At least, he thought they were pelicans. He was going to have to bone up on his Audubon if he didn’t want to blow his cover. He’d considered bringing along his laptop to work on the series of articles he’d been doing on spec. One of the major syndicates had put out a few feelers after his series on archaeological piracy, and he’d been flattered...and interested.
At the last minute he’d decided against it. He wasn’t ready to go back to work. His brain was still lagging about two beats behind his body, possibly because he hadn’t had a real vacation in more years than he could remember.
Or possibly because he’d come so damned close to checking out permanently, he’d been forced to face up to what his life had become.
Which was empty. No ties, no commitments, nothing to show for his thirty-seven years other than a few yellowed scrapbooks and a few awards packed away in storage with his old tennis racquet.

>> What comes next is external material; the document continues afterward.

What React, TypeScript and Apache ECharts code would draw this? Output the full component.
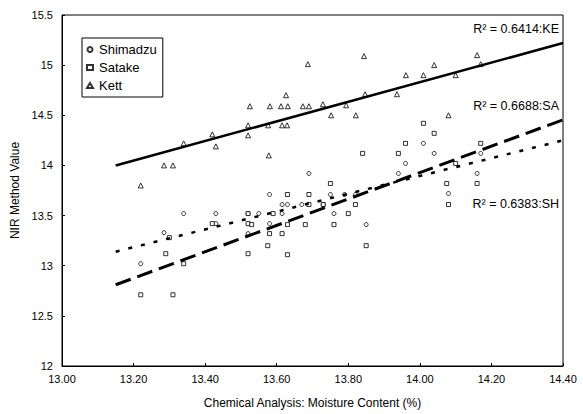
import React, { useEffect, useRef } from "react";
import * as echarts from "echarts";

const shimadzu: [number, number][] = [
  [13.22, 13.02], [13.285, 13.33], [13.34, 13.52], [13.43, 13.52], [13.43, 13.42],
  [13.52, 13.52], [13.52, 13.32], [13.58, 13.71], [13.615, 13.61], [13.63, 13.61],
  [13.67, 13.61], [13.615, 13.52], [13.58, 13.42], [13.69, 13.92], [13.75, 13.71],
  [13.76, 13.52], [13.79, 13.71], [13.82, 13.71], [13.85, 13.41], [13.73, 13.61],
  [13.96, 14.02], [13.94, 13.92], [14.01, 14.22], [14.04, 14.12], [14.08, 13.72],
  [14.16, 13.92], [14.17, 14.12], [13.55, 13.52],
];

const satake: [number, number][] = [
  [13.22, 12.71], [13.31, 12.71], [13.29, 13.12], [13.30, 13.28], [13.34, 13.02],
  [13.42, 13.42], [13.52, 13.52], [13.52, 13.42], [13.52, 13.12], [13.59, 13.52],
  [13.63, 13.71], [13.69, 13.71], [13.69, 13.61], [13.63, 13.41], [13.68, 13.41],
  [13.76, 13.41], [13.58, 13.32], [13.615, 13.32], [13.575, 13.20], [13.63, 13.11],
  [13.85, 13.20], [13.75, 13.82], [13.82, 13.61], [13.80, 13.52], [13.84, 14.12],
  [13.94, 14.12], [13.96, 14.22], [14.01, 14.42], [14.04, 14.32], [14.17, 14.22],
  [14.10, 14.02], [14.075, 13.82], [14.08, 13.61], [14.16, 13.82], [13.73, 13.61],
  [13.53, 13.41],
];

const kett: [number, number][] = [
  [13.22, 13.80], [13.285, 14.0], [13.31, 14.0], [13.34, 14.22], [13.42, 14.31],
  [13.43, 14.19], [13.525, 14.59], [13.52, 14.40], [13.52, 14.30], [13.687, 15.01],
  [13.844, 15.09], [13.961, 14.90], [13.936, 14.71], [13.626, 14.70], [13.581, 14.59],
  [13.612, 14.59], [13.631, 14.59], [13.673, 14.59], [13.69, 14.59], [13.729, 14.61],
  [13.794, 14.60], [13.752, 14.50], [13.821, 14.50], [13.847, 14.71], [13.615, 14.40],
  [13.629, 14.40], [13.578, 14.10], [13.576, 14.40], [14.01, 14.90], [14.04, 15.0],
  [14.10, 14.90], [14.16, 15.10], [14.17, 15.01], [14.08, 14.50],
];

const trendKE: [number, number][] = [[13.15, 14.0], [14.4, 15.22]];
const trendSA: [number, number][] = [[13.15, 12.81], [14.4, 14.455]];
const trendSH: [number, number][] = [[13.15, 13.14], [14.4, 14.25]];

const r2Labels = ["R\u00B2 = 0.6414:KE", "R\u00B2 = 0.6688:SA", "R\u00B2 = 0.6383:SH"];
const legendNames = ["Shimadzu", "Satake", "Kett"];

const FONT = "'Liberation Sans', Arial, sans-serif";

export default function App() {
  const ref = useRef<HTMLDivElement>(null);
  useEffect(() => {
    if (!ref.current) return;
    const chart = echarts.init(ref.current, null, { renderer: "svg" });
    const hollow = { color: "#fff", borderColor: "#000", borderWidth: 1 };
    chart.setOption({
      animation: false,
      backgroundColor: "#fff",
      textStyle: { fontFamily: FONT, color: "#000" },
      grid: { left: 62, top: 15, right: 20, bottom: 48, show: true, borderColor: "#000", borderWidth: 1 },
      legend: {
        data: legendNames,
        orient: "vertical",
        left: 82,
        top: 38,
        borderColor: "#000",
        borderWidth: 1,
        padding: [5, 6, 5, 4],
        itemWidth: 6,
        itemHeight: 5,
        itemGap: 5,
        textStyle: { fontSize: 13, color: "#000", fontFamily: FONT, padding: [0, 0, 0, 1] },
      },
      xAxis: {
        type: "value",
        min: 13,
        max: 14.4,
        interval: 0.2,
        name: "Chemical Analysis: Moisture Content (%)",
        nameLocation: "middle",
        nameGap: 31,
        nameTextStyle: { fontSize: 12, color: "#000", fontFamily: FONT },
        axisLine: { lineStyle: { color: "#000", width: 1 } },
        axisTick: { inside: true, length: 3, lineStyle: { color: "#000" } },
        axisLabel: { color: "#000", fontSize: 11, margin: 7, formatter: (v: number) => v.toFixed(2) },
        splitLine: { show: false },
      },
      yAxis: {
        type: "value",
        min: 12,
        max: 15.5,
        interval: 0.5,
        name: "NIR Method Value",
        nameLocation: "middle",
        nameGap: 36,
        nameTextStyle: { fontSize: 12, color: "#000", fontFamily: FONT },
        axisLine: { lineStyle: { color: "#000", width: 1 } },
        axisTick: { inside: true, length: 3, lineStyle: { color: "#000" } },
        axisLabel: { color: "#000", fontSize: 11, margin: 9 },
        splitLine: { show: false },
      },
      graphic: [
        { type: "text", right: 24, top: 22, style: { text: r2Labels[0], font: `12.5px ${FONT}`, fill: "#000" } },
        { type: "text", right: 24, top: 99, style: { text: r2Labels[1], font: `12.5px ${FONT}`, fill: "#000" } },
        { type: "text", right: 24, top: 197, style: { text: r2Labels[2], font: `12.5px ${FONT}`, fill: "#000" } },
      ],
      series: [
        { name: "Shimadzu", type: "scatter", symbol: "circle", symbolSize: 4, itemStyle: hollow, data: shimadzu, z: 3 },
        { name: "Satake", type: "scatter", symbol: "rect", symbolSize: 4, itemStyle: hollow, data: satake, z: 3 },
        { name: "Kett", type: "scatter", symbol: "triangle", symbolSize: 5, itemStyle: hollow, data: kett, z: 3 },
        {
          name: "KE", type: "line", data: trendKE, showSymbol: false, z: 4,
          lineStyle: { color: "#000", width: 2.5 },
        },
        {
          name: "SA", type: "line", data: trendSA, showSymbol: false, z: 4,
          lineStyle: { color: "#000", width: 3, type: [16, 7] },
        },
        {
          name: "SH", type: "line", data: trendSH, showSymbol: false, z: 4,
          lineStyle: { color: "#000", width: 2.5, type: [4, 9] },
        },
      ],
    });
    return () => chart.dispose();
  }, []);
  return <div ref={ref} style={{ width: 583, height: 414, position: "absolute", left: 0, top: 0 }} />;
}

In that frame of mind, he had impulsively put a call through to a guy he hadn’t heard from in over a year. Reece was the brother of the woman Stone had almost married once upon a time. A woman who’d finally had the good sense to marry some decent nine-to-fiver who had offered her the home and kids she wanted. Stone had lost touch with Shirley Stocks, but from time to time he still heard from her brother. The kid had thought Stone was some kind of hero, always flying off to the world’s hot spots at a moment’s notice.